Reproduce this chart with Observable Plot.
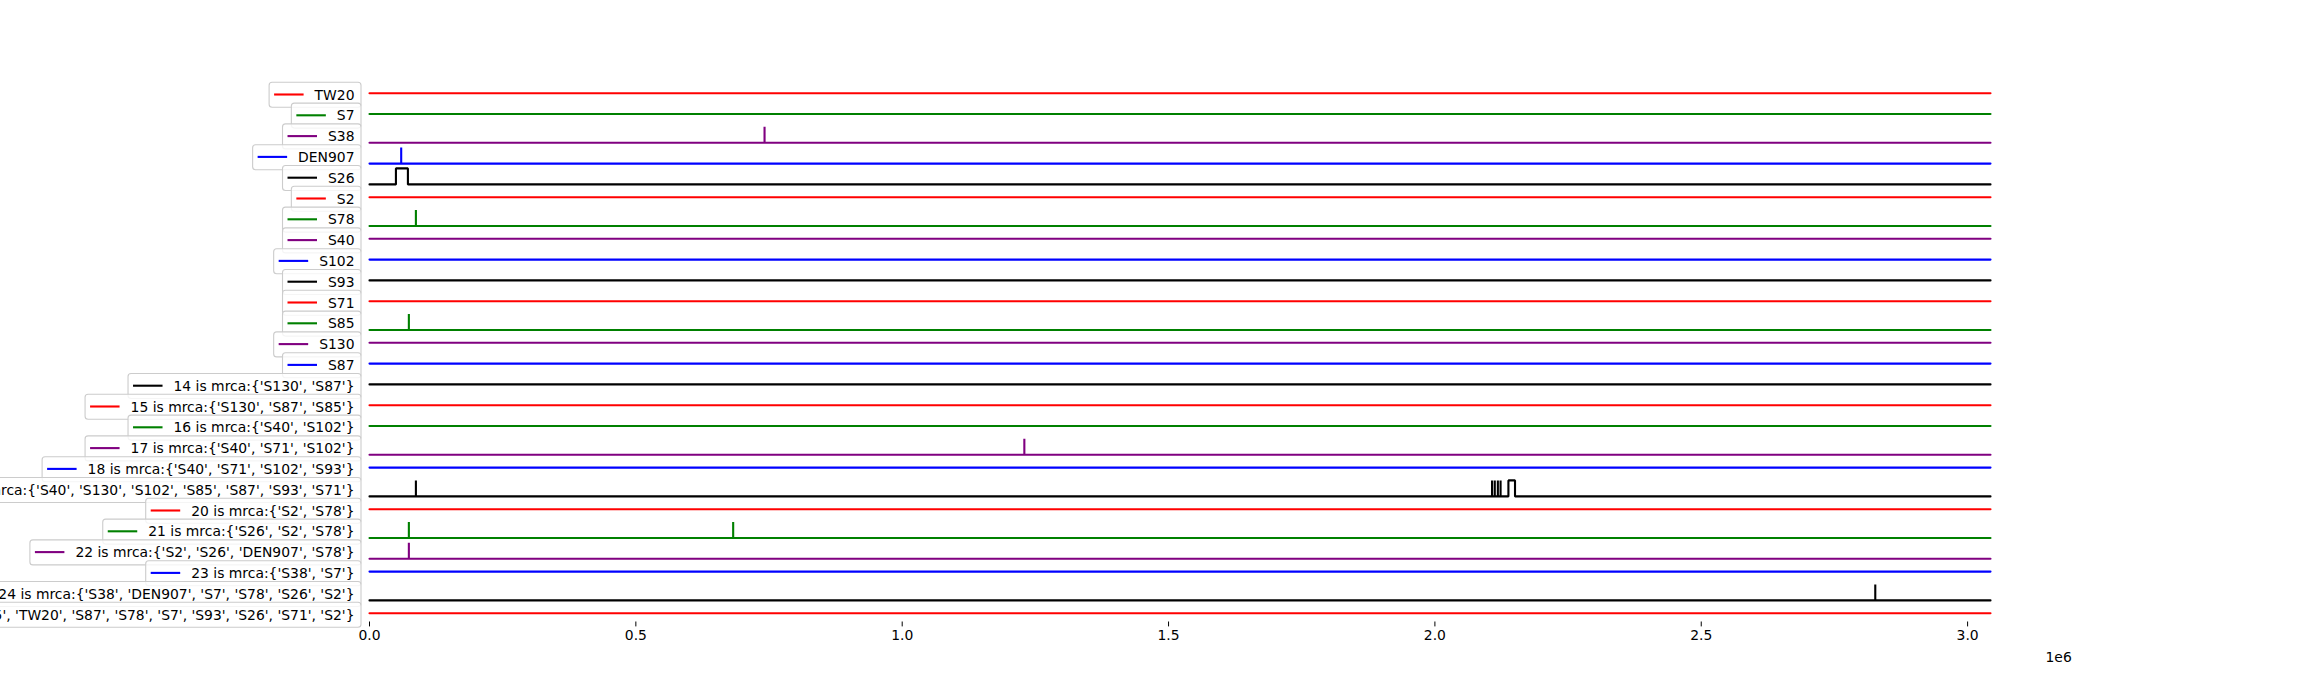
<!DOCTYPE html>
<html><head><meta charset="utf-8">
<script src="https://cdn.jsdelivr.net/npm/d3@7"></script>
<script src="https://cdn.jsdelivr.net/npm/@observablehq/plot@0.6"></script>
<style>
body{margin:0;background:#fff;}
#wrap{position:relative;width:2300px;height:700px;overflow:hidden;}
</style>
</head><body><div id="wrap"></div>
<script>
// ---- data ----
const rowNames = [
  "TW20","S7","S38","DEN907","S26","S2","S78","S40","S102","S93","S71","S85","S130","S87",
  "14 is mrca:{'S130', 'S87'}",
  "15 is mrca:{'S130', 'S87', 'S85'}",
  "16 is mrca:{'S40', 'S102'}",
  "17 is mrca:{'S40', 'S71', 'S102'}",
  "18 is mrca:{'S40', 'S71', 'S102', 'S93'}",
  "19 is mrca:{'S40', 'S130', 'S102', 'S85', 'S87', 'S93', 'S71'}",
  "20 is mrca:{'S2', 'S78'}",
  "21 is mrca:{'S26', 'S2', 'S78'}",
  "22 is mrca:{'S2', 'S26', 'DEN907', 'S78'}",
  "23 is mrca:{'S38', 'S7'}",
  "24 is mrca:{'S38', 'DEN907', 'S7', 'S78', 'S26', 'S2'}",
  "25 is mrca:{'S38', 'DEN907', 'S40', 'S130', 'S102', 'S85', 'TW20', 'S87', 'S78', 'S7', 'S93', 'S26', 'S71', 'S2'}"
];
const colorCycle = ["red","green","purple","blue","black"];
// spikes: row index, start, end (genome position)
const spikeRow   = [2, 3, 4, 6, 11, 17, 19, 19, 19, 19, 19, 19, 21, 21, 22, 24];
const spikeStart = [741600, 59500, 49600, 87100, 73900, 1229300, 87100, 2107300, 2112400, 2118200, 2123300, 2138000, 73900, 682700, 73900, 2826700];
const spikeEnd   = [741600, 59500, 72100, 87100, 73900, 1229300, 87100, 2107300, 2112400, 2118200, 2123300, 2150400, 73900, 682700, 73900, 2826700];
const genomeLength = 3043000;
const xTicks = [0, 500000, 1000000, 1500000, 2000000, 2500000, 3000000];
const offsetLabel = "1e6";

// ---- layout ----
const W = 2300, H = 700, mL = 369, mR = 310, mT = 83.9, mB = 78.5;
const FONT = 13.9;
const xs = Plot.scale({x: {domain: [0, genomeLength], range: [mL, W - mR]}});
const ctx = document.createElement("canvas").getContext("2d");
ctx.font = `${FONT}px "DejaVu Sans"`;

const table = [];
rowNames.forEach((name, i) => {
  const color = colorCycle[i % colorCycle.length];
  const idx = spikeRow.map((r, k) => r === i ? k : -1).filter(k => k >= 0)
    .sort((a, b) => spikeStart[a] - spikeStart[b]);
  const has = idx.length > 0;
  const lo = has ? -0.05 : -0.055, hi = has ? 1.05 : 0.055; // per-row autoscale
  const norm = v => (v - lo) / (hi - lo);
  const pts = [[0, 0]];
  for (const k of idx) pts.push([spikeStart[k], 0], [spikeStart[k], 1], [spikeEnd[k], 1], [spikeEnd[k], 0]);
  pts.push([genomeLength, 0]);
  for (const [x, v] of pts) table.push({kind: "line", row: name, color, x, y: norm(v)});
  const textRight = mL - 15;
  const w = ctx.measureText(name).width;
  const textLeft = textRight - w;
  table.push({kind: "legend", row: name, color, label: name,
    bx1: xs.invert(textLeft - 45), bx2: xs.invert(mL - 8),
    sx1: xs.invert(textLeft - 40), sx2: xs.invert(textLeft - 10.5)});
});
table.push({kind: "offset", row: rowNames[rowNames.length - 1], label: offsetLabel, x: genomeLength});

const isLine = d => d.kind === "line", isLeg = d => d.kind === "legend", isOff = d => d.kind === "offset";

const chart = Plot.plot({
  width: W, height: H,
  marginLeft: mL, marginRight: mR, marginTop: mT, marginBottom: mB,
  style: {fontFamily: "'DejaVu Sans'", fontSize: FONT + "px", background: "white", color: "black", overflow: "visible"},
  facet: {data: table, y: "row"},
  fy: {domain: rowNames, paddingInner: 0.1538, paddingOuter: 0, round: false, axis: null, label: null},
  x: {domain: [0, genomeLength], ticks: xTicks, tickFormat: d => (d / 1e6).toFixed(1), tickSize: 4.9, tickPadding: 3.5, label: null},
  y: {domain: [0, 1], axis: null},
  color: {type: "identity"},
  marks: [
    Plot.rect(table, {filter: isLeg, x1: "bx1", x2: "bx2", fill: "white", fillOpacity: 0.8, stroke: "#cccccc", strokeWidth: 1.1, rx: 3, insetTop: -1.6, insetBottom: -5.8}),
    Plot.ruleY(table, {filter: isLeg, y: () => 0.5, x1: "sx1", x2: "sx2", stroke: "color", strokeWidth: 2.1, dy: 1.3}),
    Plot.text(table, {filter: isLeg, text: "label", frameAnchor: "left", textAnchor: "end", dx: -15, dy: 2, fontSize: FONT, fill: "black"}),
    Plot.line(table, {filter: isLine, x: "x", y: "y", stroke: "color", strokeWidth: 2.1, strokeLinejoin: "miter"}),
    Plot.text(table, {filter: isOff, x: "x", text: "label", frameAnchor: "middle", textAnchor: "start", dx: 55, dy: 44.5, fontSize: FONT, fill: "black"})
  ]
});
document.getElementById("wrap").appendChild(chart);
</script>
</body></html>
☆ ☆ ☆ ☆
- **TASK TO COMPLETE**: Are you able to set down all the lines above exactly, without any pictures?

- **COMPLETE OUTPUT**:
Reproduce this chart with Observable Plot.
<!DOCTYPE html>
<html><head><meta charset="utf-8">
<script src="https://cdn.jsdelivr.net/npm/d3@7"></script>
<script src="https://cdn.jsdelivr.net/npm/@observablehq/plot@0.6"></script>
<style>
body{margin:0;background:#fff;}
#wrap{position:relative;width:2300px;height:700px;overflow:hidden;}
</style>
</head><body><div id="wrap"></div>
<script>
// ---- data ----
const rowNames = [
  "TW20","S7","S38","DEN907","S26","S2","S78","S40","S102","S93","S71","S85","S130","S87",
  "14 is mrca:{'S130', 'S87'}",
  "15 is mrca:{'S130', 'S87', 'S85'}",
  "16 is mrca:{'S40', 'S102'}",
  "17 is mrca:{'S40', 'S71', 'S102'}",
  "18 is mrca:{'S40', 'S71', 'S102', 'S93'}",
  "19 is mrca:{'S40', 'S130', 'S102', 'S85', 'S87', 'S93', 'S71'}",
  "20 is mrca:{'S2', 'S78'}",
  "21 is mrca:{'S26', 'S2', 'S78'}",
  "22 is mrca:{'S2', 'S26', 'DEN907', 'S78'}",
  "23 is mrca:{'S38', 'S7'}",
  "24 is mrca:{'S38', 'DEN907', 'S7', 'S78', 'S26', 'S2'}",
  "25 is mrca:{'S38', 'DEN907', 'S40', 'S130', 'S102', 'S85', 'TW20', 'S87', 'S78', 'S7', 'S93', 'S26', 'S71', 'S2'}"
];
const colorCycle = ["red","green","purple","blue","black"];
// spikes: row index, start, end (genome position)
const spikeRow   = [2, 3, 4, 6, 11, 17, 19, 19, 19, 19, 19, 19, 21, 21, 22, 24];
const spikeStart = [741600, 59500, 49600, 87100, 73900, 1229300, 87100, 2107300, 2112400, 2118200, 2123300, 2138000, 73900, 682700, 73900, 2826700];
const spikeEnd   = [741600, 59500, 72100, 87100, 73900, 1229300, 87100, 2107300, 2112400, 2118200, 2123300, 2150400, 73900, 682700, 73900, 2826700];
const genomeLength = 3043000;
const xTicks = [0, 500000, 1000000, 1500000, 2000000, 2500000, 3000000];
const offsetLabel = "1e6";

// ---- layout ----
const W = 2300, H = 700, mL = 369, mR = 310, mT = 83.9, mB = 78.5;
const FONT = 13.9;
const xs = Plot.scale({x: {domain: [0, genomeLength], range: [mL, W - mR]}});
const ctx = document.createElement("canvas").getContext("2d");
ctx.font = `${FONT}px "DejaVu Sans"`;

const table = [];
rowNames.forEach((name, i) => {
  const color = colorCycle[i % colorCycle.length];
  const idx = spikeRow.map((r, k) => r === i ? k : -1).filter(k => k >= 0)
    .sort((a, b) => spikeStart[a] - spikeStart[b]);
  const has = idx.length > 0;
  const lo = has ? -0.05 : -0.055, hi = has ? 1.05 : 0.055; // per-row autoscale
  const norm = v => (v - lo) / (hi - lo);
  const pts = [[0, 0]];
  for (const k of idx) pts.push([spikeStart[k], 0], [spikeStart[k], 1], [spikeEnd[k], 1], [spikeEnd[k], 0]);
  pts.push([genomeLength, 0]);
  for (const [x, v] of pts) table.push({kind: "line", row: name, color, x, y: norm(v)});
  const textRight = mL - 15;
  const w = ctx.measureText(name).width;
  const textLeft = textRight - w;
  table.push({kind: "legend", row: name, color, label: name,
    bx1: xs.invert(textLeft - 45), bx2: xs.invert(mL - 8),
    sx1: xs.invert(textLeft - 40), sx2: xs.invert(textLeft - 10.5)});
});
table.push({kind: "offset", row: rowNames[rowNames.length - 1], label: offsetLabel, x: genomeLength});

const isLine = d => d.kind === "line", isLeg = d => d.kind === "legend", isOff = d => d.kind === "offset";

const chart = Plot.plot({
  width: W, height: H,
  marginLeft: mL, marginRight: mR, marginTop: mT, marginBottom: mB,
  style: {fontFamily: "'DejaVu Sans'", fontSize: FONT + "px", background: "white", color: "black", overflow: "visible"},
  facet: {data: table, y: "row"},
  fy: {domain: rowNames, paddingInner: 0.1538, paddingOuter: 0, round: false, axis: null, label: null},
  x: {domain: [0, genomeLength], ticks: xTicks, tickFormat: d => (d / 1e6).toFixed(1), tickSize: 4.9, tickPadding: 3.5, label: null},
  y: {domain: [0, 1], axis: null},
  color: {type: "identity"},
  marks: [
    Plot.rect(table, {filter: isLeg, x1: "bx1", x2: "bx2", fill: "white", fillOpacity: 0.8, stroke: "#cccccc", strokeWidth: 1.1, rx: 3, insetTop: -1.6, insetBottom: -5.8}),
    Plot.ruleY(table, {filter: isLeg, y: () => 0.5, x1: "sx1", x2: "sx2", stroke: "color", strokeWidth: 2.1, dy: 1.3}),
    Plot.text(table, {filter: isLeg, text: "label", frameAnchor: "left", textAnchor: "end", dx: -15, dy: 2, fontSize: FONT, fill: "black"}),
    Plot.line(table, {filter: isLine, x: "x", y: "y", stroke: "color", strokeWidth: 2.1, strokeLinejoin: "miter"}),
    Plot.text(table, {filter: isOff, x: "x", text: "label", frameAnchor: "middle", textAnchor: "start", dx: 55, dy: 44.5, fontSize: FONT, fill: "black"})
  ]
});
document.getElementById("wrap").appendChild(chart);
</script>
</body></html>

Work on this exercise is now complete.